Understanding ClickStack as a Complete Observability Platform

Traditional observability stacks often require engineering teams to assemble and manage disparate tools for logs, metrics, and traces. ClickStack provides a complete, opinionated full-stack experience that eliminates this complexity. It combines the ClickHouse database engine, the HyperDX UI, a purpose-built OpenTelemetry collector, and pre-optimized schemas into a single, cohesive unit. This approach embodies an "Observability 2.0" philosophy by breaking away from siloed data. Instead, it stores context-rich "wide events" that unify telemetry, removing the need to manually correlate data during incident response.

To understand the cost implications of this, consider how ClickStack compares to traditional observability solutions:

Traditional Observability Stack	ClickStack Unified Approach
Separate tools for logs, metrics, traces	Single platform for all telemetry types
Manual correlation during incidents	Pre-correlated wide events
Multiple vendor bills	Single open-source solution
Complex data pipeline management	Opinionated, batteries-included setup
Limited cross-signal analysis	Native joins across all data types
Typical cost: $50-200/GB/month	Typical cost: $5-20/GB/month

The technical architecture is composed of four primary components.
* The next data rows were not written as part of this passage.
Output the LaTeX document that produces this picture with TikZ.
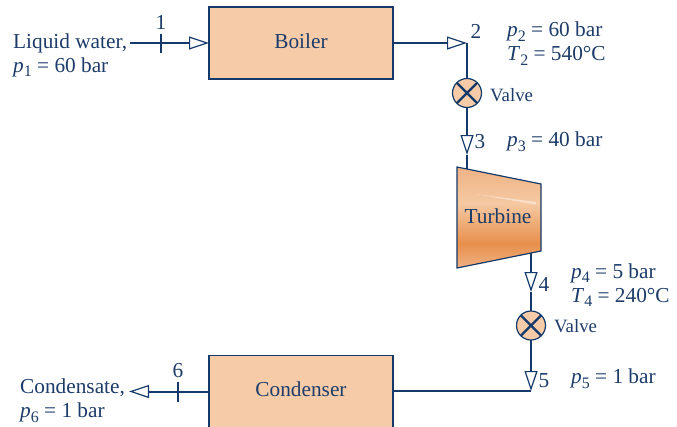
\documentclass[tikz,border=0pt]{standalone}
\usepackage{fontspec}
\setmainfont{Liberation Serif}
\usepackage{tikz}
\usetikzlibrary{arrows.meta, positioning}
\definecolor{lineNavy}{HTML}{143A6B}
\definecolor{textNavy}{HTML}{1D3C6A}
\definecolor{boxPeach}{HTML}{F6CBA8}
\definecolor{turbineDark}{HTML}{E88F4C}
\definecolor{turbineEdge}{HTML}{EFB285}
\definecolor{turbineLight}{HTML}{F5C9A2}
\pgfdeclareverticalshading{turbineFill}{100bp}{
  color(0bp)=(turbineEdge);
  color(25bp)=(turbineEdge);
  color(37bp)=(turbineDark);
  color(57bp)=(turbineLight);
  color(75bp)=(turbineEdge);
  color(100bp)=(turbineEdge)}
\newcommand{\sbs}[2]{\textit{#1}\raisebox{-0.22em}{\fontsize{16}{16}\selectfont #2}}

\begin{document}
\begin{tikzpicture}[
    x=1pt, y=-1pt,
    every node/.style={text=textNavy},
    box/.style={draw=lineNavy, line width=1.2pt, fill=boxPeach, outer sep=0pt, text depth=4pt,
                minimum width=184pt, minimum height=72pt, font=\fontsize{21.3}{24}\selectfont},
    note/.style={anchor=west, align=left, inner sep=0pt, font=\fontsize{21.3}{24}\selectfont},
    num/.style={inner sep=0pt, font=\fontsize{21.3}{24}\selectfont},
    small/.style={anchor=west, inner sep=0pt, font=\fontsize{18.8}{20}\selectfont},
    valve/.style={circle, draw=lineNavy, line width=1.2pt, fill=boxPeach, minimum size=29pt,
                  inner sep=0pt, outer sep=0pt,
                  path picture={\draw[lineNavy, line width=2.4pt]
                    (path picture bounding box.north west) -- (path picture bounding box.south east)
                    (path picture bounding box.north east) -- (path picture bounding box.south west);}},
    pipe/.style={draw=lineNavy, line width=2pt},
    arr/.style={pipe, -{Triangle[fill=white, length=20pt, width=13pt, line width=1.2pt]}},
    tick/.style={draw=lineNavy, line width=1.1pt}
]
  \clip (0,0) rectangle (677,426);
  \fill[white] (0,0) rectangle (677,426);

  % boxes
  \node[box] (boiler) at (301,43) {Boiler};
  \node[box, below=276.5pt of boiler] (condenser) {Condenser};
  \node[valve] (valveA) at (467,93) {};
  \node[valve] (valveB) at (531,325.5) {};

  % turbine
  \coordinate (turbineIn) at (467,169);
  \coordinate (turbineOut) at (531,253);
  \path[draw=lineNavy, line width=1.2pt, shading=turbineFill]
    (457,167) -- (541,184) -- (541,251) -- (457,268) -- cycle;
  \fill[white, opacity=0.45] (475,194) -- (536,202) -- (536,204.5) -- cycle;
  \node[inner sep=0pt, font=\fontsize{21.3}{24}\selectfont] (turbine) at (498,216) {Turbine};

  % stream points
  \coordinate (inlet) at (130,43);
  \coordinate (pointB) at (467,43);
  \coordinate (pointC) at (467,155);
  \coordinate (pointD) at (531,292);
  \coordinate (pointE) at (531,391);
  \coordinate (outlet) at (129,391.5);

  % pipes
  \draw[arr] (inlet) -- (boiler.west);
  \draw[arr] (boiler.east) -- (pointB);
  \draw[pipe] (pointB) -- (valveA.north);
  \draw[arr] (valveA.south) -- (pointC);
  \draw[pipe] (pointC) -- (turbineIn);
  \draw[arr] (turbineOut) -- (pointD);
  \draw[pipe] (pointD) -- (valveB.north);
  \draw[arr] (valveB.south) -- (pointE);
  \draw[pipe] (pointE) -- (condenser.east |- pointE);
  \draw[arr] (condenser.west) -- (outlet);

  % stream numbers
  \node[num] (numA) at (161,22) {1};
  \node[num] (numB) at (476,31) {2};
  \node[num] (numC) at (480,142) {3};
  \node[num] (numD) at (544,284) {4};
  \node[num] (numE) at (544,381) {5};
  \node[num] (numF) at (178,371) {6};
  \coordinate (tickA) at (161,53);
  \coordinate (tickF) at (178,402);
  \draw[tick] (numA |- 0,34) -- (tickA);
  \draw[tick] (numF |- 0,382) -- (tickF);

  % labels
  \node[note] (inletText) at (13,55) {Liquid water,\\\sbs{p}{1} = 60 bar};
  \node[note] (outletText) at (20,401) {Condensate,\\\sbs{p}{6} = 1 bar};
  \node[note] (stateB) at (507,43.5) {\sbs{p}{2} = 60 bar\\\sbs{T}{2} = 540°C};
  \node[note] (stateC) at (507,142) {\sbs{p}{3} = 40 bar};
  \node[note] (stateD) at (571,285) {\sbs{p}{4} = 5 bar\\\sbs{T}{4} = 240°C};
  \node[note] (stateE) at (571,379) {\sbs{p}{5} = 1 bar};
  \node[small] (valveTextA) at (490,95) {Valve};
  \node[small] (valveTextB) at (554,326) {Valve};
\end{tikzpicture}
\end{document}
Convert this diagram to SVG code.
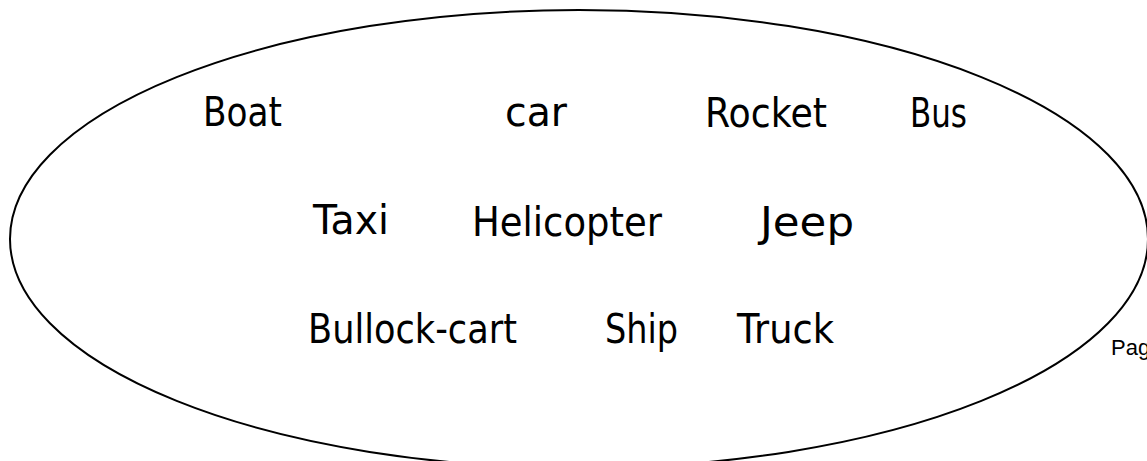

At its core is the ClickHouse Database Engine, providing real-time analytical performance and native support for dynamic JSON structures. The user interface is HyperDX UI, a React-based application offering Lucene-style search, session replay, and direct SQL access for deep analysis. Ingestion is managed by a custom distribution of the OpenTelemetry Collector, which serves as the standard gateway for all telemetry data. Finally, a MongoDB State Store handles application-level management for dashboards, user configurations, and alerts, separating application state from event data for better scalability.

Below is a high-level architectural diagram of the process:

Figure 1: The technical architecture of ClickStack, showing the flow of telemetry data from sources through the OpenTelemetry Collector into ClickHouse, with HyperDX as the user interface.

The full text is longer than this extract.